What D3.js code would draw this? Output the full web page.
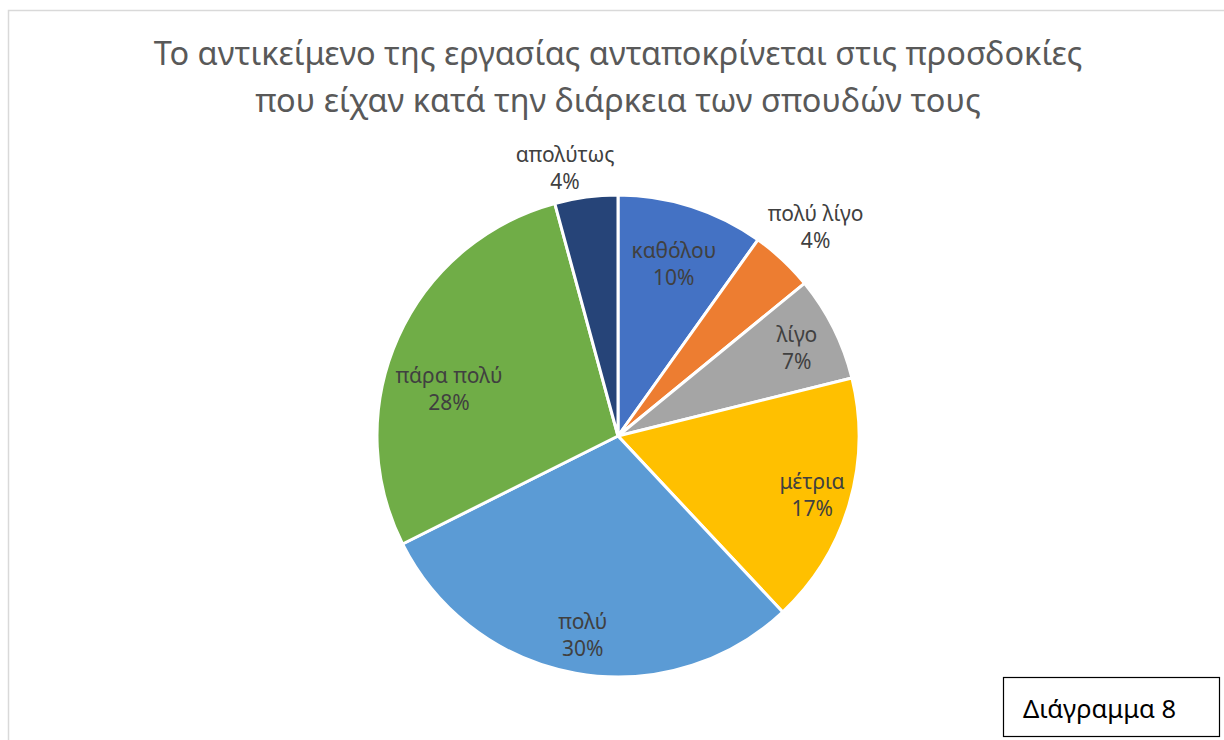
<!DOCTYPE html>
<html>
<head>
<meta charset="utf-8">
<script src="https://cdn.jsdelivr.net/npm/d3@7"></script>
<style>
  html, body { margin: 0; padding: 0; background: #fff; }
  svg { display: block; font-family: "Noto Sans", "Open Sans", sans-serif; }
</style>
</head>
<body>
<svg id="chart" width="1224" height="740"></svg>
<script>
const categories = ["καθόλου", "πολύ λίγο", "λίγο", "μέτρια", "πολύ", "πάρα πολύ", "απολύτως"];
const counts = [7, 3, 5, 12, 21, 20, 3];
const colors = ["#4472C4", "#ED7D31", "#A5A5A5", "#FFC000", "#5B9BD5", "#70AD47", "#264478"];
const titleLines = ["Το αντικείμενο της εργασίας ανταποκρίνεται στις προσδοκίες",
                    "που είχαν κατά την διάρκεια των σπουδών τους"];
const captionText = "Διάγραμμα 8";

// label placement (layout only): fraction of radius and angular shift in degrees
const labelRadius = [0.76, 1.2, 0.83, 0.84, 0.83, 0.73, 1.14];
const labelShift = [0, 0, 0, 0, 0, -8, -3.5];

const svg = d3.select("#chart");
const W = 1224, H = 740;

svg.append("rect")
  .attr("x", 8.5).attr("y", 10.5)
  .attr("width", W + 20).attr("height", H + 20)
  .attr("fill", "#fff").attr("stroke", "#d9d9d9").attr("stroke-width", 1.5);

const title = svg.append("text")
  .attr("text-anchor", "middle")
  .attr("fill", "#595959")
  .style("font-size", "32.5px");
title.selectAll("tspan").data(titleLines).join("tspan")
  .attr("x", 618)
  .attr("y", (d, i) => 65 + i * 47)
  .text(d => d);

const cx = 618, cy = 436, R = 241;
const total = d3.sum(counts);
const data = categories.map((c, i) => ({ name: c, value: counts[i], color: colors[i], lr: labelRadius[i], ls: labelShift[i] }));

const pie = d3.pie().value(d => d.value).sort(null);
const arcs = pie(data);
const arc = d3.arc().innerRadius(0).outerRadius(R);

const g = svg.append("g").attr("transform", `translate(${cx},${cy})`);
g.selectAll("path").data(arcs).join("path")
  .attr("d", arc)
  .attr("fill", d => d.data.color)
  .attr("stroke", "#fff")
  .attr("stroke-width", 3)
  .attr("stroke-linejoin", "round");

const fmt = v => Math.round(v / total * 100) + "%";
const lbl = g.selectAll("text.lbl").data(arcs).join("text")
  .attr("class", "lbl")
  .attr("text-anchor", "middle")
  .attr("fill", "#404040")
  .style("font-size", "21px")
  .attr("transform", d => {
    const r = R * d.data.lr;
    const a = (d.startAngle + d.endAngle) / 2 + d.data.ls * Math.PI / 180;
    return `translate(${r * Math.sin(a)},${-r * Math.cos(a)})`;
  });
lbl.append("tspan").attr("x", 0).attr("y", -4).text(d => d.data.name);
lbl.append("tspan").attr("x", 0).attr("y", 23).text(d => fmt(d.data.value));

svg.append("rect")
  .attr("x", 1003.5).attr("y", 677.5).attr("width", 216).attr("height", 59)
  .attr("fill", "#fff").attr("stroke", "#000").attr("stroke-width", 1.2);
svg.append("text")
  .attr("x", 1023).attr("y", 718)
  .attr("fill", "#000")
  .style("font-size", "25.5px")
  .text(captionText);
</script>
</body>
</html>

» **What to produce**:
Omit the pictures, then output the rest of the listing exactly.

» **Response to this exercise**:
What D3.js code would draw this? Output the full web page.
<!DOCTYPE html>
<html>
<head>
<meta charset="utf-8">
<script src="https://cdn.jsdelivr.net/npm/d3@7"></script>
<style>
  html, body { margin: 0; padding: 0; background: #fff; }
  svg { display: block; font-family: "Noto Sans", "Open Sans", sans-serif; }
</style>
</head>
<body>
<svg id="chart" width="1224" height="740"></svg>
<script>
const categories = ["καθόλου", "πολύ λίγο", "λίγο", "μέτρια", "πολύ", "πάρα πολύ", "απολύτως"];
const counts = [7, 3, 5, 12, 21, 20, 3];
const colors = ["#4472C4", "#ED7D31", "#A5A5A5", "#FFC000", "#5B9BD5", "#70AD47", "#264478"];
const titleLines = ["Το αντικείμενο της εργασίας ανταποκρίνεται στις προσδοκίες",
                    "που είχαν κατά την διάρκεια των σπουδών τους"];
const captionText = "Διάγραμμα 8";

// label placement (layout only): fraction of radius and angular shift in degrees
const labelRadius = [0.76, 1.2, 0.83, 0.84, 0.83, 0.73, 1.14];
const labelShift = [0, 0, 0, 0, 0, -8, -3.5];

const svg = d3.select("#chart");
const W = 1224, H = 740;

svg.append("rect")
  .attr("x", 8.5).attr("y", 10.5)
  .attr("width", W + 20).attr("height", H + 20)
  .attr("fill", "#fff").attr("stroke", "#d9d9d9").attr("stroke-width", 1.5);

const title = svg.append("text")
  .attr("text-anchor", "middle")
  .attr("fill", "#595959")
  .style("font-size", "32.5px");
title.selectAll("tspan").data(titleLines).join("tspan")
  .attr("x", 618)
  .attr("y", (d, i) => 65 + i * 47)
  .text(d => d);

const cx = 618, cy = 436, R = 241;
const total = d3.sum(counts);
const data = categories.map((c, i) => ({ name: c, value: counts[i], color: colors[i], lr: labelRadius[i], ls: labelShift[i] }));

const pie = d3.pie().value(d => d.value).sort(null);
const arcs = pie(data);
const arc = d3.arc().innerRadius(0).outerRadius(R);

const g = svg.append("g").attr("transform", `translate(${cx},${cy})`);
g.selectAll("path").data(arcs).join("path")
  .attr("d", arc)
  .attr("fill", d => d.data.color)
  .attr("stroke", "#fff")
  .attr("stroke-width", 3)
  .attr("stroke-linejoin", "round");

const fmt = v => Math.round(v / total * 100) + "%";
const lbl = g.selectAll("text.lbl").data(arcs).join("text")
  .attr("class", "lbl")
  .attr("text-anchor", "middle")
  .attr("fill", "#404040")
  .style("font-size", "21px")
  .attr("transform", d => {
    const r = R * d.data.lr;
    const a = (d.startAngle + d.endAngle) / 2 + d.data.ls * Math.PI / 180;
    return `translate(${r * Math.sin(a)},${-r * Math.cos(a)})`;
  });
lbl.append("tspan").attr("x", 0).attr("y", -4).text(d => d.data.name);
lbl.append("tspan").attr("x", 0).attr("y", 23).text(d => fmt(d.data.value));

svg.append("rect")
  .attr("x", 1003.5).attr("y", 677.5).attr("width", 216).attr("height", 59)
  .attr("fill", "#fff").attr("stroke", "#000").attr("stroke-width", 1.2);
svg.append("text")
  .attr("x", 1023).attr("y", 718)
  .attr("fill", "#000")
  .style("font-size", "25.5px")
  .text(captionText);
</script>
</body>
</html>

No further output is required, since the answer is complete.